There are four main ways in which the validity of a Will can be challenged. If any of them succeed, the Will is deemed to be invalid and cannot be probated. These challenges are:
Lack of compliance with the legal formalities of Will-making;
Lack of the Will-maker’s mental capacity when he/she signed the Will;
Lack of the Will-maker’s knowledge and approval; and
Legal Formalities of a Will
In order for a Will to be valid, the Will-maker (called the “testator”) must be at least 16 years of age. In addition, the Wills, Estates and Succession Act sets out the following requirements:
It must be in writing;
It must be signed by the Will-maker in the presence of at least two witnesses; and
It must be signed by at least two witnesses in the presence of the Will-maker
The Will-maker must be considered to have had the requisite mental capacity to understand the nature of his/her estate and the ability to articulate his/her intentions with respect to how it will be distributed amongst the various beneficiaries.
If the Will complies with all of the legal formalities (ie. is in writing, signed by the Will-maker, and properly witnessed and the Will-maker either reviewed the Will or had it read to him/her), then it is generally presumed that he/she had the mental capacity to understand and approve of its contents. This presumption (of having mental capacity) is removed, however, if “suspicious circumstances” can be shown to have existed at the time that the Will was signed. If that is the case, the onus is reversed and the person defending the Will (executor or beneficiary) must prove that the deceased had the requisite mental capacity and that the terms of the Will reflect his/her true intentions.

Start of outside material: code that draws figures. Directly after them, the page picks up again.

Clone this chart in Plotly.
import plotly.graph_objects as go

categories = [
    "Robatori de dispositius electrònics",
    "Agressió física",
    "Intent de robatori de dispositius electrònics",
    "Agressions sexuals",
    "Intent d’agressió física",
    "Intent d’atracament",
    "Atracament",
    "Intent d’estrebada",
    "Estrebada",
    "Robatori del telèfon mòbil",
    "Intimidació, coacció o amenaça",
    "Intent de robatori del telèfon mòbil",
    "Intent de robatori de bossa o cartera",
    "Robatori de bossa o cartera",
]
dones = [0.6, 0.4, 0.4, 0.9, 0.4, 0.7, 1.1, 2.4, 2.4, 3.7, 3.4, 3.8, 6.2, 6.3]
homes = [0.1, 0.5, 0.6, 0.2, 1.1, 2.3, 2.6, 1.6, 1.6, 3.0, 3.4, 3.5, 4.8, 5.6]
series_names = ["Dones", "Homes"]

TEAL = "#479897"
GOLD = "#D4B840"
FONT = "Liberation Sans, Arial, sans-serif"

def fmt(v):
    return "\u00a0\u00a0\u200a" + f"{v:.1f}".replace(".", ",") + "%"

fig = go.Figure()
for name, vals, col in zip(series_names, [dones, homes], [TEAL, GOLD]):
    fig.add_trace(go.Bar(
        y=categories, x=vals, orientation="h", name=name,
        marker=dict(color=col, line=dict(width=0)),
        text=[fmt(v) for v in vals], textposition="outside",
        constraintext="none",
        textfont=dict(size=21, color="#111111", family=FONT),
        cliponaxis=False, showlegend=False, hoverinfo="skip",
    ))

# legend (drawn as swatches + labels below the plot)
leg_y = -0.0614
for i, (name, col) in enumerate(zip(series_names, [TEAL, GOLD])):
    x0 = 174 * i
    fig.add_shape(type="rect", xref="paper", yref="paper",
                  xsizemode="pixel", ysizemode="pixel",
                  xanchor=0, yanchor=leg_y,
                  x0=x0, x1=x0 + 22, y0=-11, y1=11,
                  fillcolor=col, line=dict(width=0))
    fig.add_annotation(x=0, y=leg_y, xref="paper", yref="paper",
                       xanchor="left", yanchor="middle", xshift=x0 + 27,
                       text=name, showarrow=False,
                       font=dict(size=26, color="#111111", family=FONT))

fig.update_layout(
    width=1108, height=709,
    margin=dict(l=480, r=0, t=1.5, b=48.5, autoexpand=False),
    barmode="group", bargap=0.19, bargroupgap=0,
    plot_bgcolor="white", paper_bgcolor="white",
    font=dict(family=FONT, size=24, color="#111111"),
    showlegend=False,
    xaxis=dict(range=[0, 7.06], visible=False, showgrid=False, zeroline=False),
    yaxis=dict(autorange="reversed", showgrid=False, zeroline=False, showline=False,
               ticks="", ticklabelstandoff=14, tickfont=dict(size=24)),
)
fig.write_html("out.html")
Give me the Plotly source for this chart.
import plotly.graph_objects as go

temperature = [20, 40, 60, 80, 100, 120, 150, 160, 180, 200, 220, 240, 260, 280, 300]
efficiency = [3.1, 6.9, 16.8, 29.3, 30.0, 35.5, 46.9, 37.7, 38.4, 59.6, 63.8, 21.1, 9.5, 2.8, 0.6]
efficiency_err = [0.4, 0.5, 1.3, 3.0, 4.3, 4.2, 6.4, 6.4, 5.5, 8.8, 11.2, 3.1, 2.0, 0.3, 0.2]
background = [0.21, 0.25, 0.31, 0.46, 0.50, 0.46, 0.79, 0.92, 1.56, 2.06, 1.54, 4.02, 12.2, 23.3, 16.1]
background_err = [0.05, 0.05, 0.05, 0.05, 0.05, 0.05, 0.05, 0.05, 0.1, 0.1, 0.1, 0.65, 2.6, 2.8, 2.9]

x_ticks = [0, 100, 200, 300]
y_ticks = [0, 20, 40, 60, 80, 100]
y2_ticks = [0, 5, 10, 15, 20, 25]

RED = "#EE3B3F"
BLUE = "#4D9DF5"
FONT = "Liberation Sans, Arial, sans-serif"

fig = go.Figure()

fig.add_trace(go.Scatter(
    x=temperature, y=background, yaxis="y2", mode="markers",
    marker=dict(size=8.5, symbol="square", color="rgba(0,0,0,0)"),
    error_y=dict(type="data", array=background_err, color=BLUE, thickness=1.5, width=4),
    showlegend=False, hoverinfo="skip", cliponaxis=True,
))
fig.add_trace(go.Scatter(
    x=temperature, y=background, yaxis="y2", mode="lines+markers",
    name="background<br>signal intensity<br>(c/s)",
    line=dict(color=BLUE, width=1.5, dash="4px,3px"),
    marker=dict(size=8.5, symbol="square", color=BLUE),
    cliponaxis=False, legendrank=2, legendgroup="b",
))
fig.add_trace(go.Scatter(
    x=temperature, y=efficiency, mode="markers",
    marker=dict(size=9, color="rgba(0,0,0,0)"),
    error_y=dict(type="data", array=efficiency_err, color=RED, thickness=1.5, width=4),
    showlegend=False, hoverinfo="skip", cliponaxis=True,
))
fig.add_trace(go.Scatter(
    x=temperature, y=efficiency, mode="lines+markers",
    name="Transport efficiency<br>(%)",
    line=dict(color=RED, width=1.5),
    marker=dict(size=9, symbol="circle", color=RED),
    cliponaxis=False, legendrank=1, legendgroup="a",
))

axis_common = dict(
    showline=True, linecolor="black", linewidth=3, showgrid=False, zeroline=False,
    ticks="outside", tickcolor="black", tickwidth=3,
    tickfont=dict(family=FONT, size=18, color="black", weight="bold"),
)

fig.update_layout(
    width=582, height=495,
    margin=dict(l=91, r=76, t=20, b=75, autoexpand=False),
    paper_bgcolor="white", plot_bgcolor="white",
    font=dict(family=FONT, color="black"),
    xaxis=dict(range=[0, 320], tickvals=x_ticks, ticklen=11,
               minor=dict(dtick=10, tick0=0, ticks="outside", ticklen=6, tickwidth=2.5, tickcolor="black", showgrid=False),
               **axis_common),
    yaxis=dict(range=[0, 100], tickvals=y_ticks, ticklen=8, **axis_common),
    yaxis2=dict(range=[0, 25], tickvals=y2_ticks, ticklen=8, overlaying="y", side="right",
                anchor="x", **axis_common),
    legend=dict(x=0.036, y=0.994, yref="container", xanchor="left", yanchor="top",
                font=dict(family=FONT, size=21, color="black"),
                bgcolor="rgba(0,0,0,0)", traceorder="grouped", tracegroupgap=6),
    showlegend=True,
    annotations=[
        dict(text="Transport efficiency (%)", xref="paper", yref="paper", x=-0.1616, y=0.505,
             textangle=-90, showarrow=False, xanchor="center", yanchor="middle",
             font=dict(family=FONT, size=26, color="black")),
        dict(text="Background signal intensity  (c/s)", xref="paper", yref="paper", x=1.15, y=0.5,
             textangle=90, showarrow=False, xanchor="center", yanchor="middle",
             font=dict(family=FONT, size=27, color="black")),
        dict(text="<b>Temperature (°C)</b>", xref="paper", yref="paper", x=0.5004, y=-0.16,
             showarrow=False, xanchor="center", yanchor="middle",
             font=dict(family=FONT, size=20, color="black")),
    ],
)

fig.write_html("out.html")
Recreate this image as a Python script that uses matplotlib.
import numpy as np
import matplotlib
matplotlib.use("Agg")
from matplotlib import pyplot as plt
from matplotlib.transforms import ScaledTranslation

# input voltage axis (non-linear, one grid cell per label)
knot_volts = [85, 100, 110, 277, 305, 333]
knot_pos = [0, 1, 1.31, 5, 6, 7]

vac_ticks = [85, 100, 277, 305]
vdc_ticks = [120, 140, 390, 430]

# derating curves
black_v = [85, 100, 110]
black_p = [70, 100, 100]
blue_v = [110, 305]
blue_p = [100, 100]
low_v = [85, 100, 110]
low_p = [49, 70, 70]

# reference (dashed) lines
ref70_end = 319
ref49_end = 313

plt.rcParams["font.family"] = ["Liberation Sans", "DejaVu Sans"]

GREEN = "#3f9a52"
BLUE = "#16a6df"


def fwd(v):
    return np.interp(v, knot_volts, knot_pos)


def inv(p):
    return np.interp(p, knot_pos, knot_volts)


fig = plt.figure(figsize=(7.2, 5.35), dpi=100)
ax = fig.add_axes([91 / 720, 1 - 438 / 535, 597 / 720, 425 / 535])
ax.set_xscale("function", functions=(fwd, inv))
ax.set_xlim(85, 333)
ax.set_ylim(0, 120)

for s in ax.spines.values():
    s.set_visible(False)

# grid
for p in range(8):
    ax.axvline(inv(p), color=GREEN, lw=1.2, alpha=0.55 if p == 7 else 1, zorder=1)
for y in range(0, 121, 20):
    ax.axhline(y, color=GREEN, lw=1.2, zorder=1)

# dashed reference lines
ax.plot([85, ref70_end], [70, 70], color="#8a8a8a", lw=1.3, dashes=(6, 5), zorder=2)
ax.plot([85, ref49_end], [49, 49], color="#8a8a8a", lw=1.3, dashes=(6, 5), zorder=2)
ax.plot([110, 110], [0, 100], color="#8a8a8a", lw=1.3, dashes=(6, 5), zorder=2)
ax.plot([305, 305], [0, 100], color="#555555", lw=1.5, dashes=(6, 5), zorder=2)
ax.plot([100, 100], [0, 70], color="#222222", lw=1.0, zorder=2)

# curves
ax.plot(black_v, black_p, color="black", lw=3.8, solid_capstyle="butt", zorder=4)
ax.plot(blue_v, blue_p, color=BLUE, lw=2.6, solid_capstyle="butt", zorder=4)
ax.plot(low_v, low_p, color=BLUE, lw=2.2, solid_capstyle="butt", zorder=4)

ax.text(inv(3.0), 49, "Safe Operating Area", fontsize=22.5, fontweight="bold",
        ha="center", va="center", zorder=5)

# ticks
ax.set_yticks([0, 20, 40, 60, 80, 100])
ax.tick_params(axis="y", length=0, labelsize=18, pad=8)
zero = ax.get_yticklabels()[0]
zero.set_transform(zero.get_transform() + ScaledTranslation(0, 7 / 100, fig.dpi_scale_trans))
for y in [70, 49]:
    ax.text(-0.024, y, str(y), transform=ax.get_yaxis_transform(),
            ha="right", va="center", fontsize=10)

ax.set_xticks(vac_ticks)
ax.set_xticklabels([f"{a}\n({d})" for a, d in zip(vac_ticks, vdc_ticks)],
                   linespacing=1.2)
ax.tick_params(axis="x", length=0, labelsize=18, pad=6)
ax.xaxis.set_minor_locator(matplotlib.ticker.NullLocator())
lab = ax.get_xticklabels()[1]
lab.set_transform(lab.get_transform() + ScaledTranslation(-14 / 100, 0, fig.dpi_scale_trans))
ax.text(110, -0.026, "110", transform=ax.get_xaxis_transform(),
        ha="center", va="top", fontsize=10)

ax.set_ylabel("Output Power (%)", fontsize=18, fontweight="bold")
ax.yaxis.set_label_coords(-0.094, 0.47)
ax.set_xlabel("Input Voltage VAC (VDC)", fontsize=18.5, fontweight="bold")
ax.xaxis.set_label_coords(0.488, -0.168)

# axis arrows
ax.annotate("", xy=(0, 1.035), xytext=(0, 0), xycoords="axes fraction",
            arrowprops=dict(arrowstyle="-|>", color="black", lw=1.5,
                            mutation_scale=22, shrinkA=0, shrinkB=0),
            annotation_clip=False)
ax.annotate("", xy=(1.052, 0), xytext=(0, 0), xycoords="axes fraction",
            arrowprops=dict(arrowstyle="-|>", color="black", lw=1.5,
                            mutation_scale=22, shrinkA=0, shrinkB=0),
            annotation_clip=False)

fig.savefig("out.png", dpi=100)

If “suspicious circumstances” are deemed to have existed, the onus is on the person defending the Will to prove that the terms of the Will accurately reflect the Will-maker’s intentions. The amount of proof required to satisfy this onus will fluctuate depending on the circumstances, and must be “proportionate to the gravity of the suspicion”. The Court will be particularly suspicious if a primary beneficiary prepared the Will, or if the primary beneficiary was intimately involved in its preparation.
If you are the executor or beneficiary who seeks to defend the validity of a Will, the experienced Wills & Estates lawyers at Bronson Jones Gray & Company LLP can help. We can also assist if you seek to challenge the validity of a Will if you were disinherited, or if you have concerns that the Will does not make adequate provision for you.
There may be evidence that the terms of a person’s Will were the result of coercion or the overbearing nature of another person, and that they do not accurately reflect the wishes of the deceased. If this is the case, a Will’s validity may be challenged on the grounds of undue influence.
It used to be very difficult for a person to successfully challenge the validity of a Will on the grounds of undue influence since undue influence is not easy to prove. This is because undue influence is typically exerted in privacy and away from the family members, friends, and other loved ones who may have been the deceased’s intended beneficiaries. Section 52 of the Wills, Estates and Succession Act now makes it easier for an “undue influence” challenge to succeed. Section 52 creates a presumption of undue influence when the Will-maker is in a position of dependence to the beneficiary (i.e. a caregiver). The amount of proof required to satisfy this onus will fluctuate depending on the circumstances, and must be “proportionate to the gravity of the suspicion”.
The experienced estate litigation lawyers at Bronson Jones Gray & Company LLP can help to protect the validity of a Will in the face of a challenge of undue influence. They can also help to advance a claim of undue influence if you feel that the terms of a Will were the result of someone’s undue influence, rather than being an accurate reflection of your loved one’s true wishes. Call us (toll-free: 1-855-852-5100) to see how we can help.
Knowledge and Approval
The Will-maker must have knowledge of the Will’s terms (i.e. what assets are being gifted, and to whom) and must approve of these terms.
If the Will-maker is deemed to have exhibited sufficient mental capacity at the time that the Will was created, and if there was no undue influence, then it is generally accepted that he/she also understood and approved of the Will’s contents. Accordingly, this challenge to the validity of a Will (lack of knowledge or approval) is rarely utilized.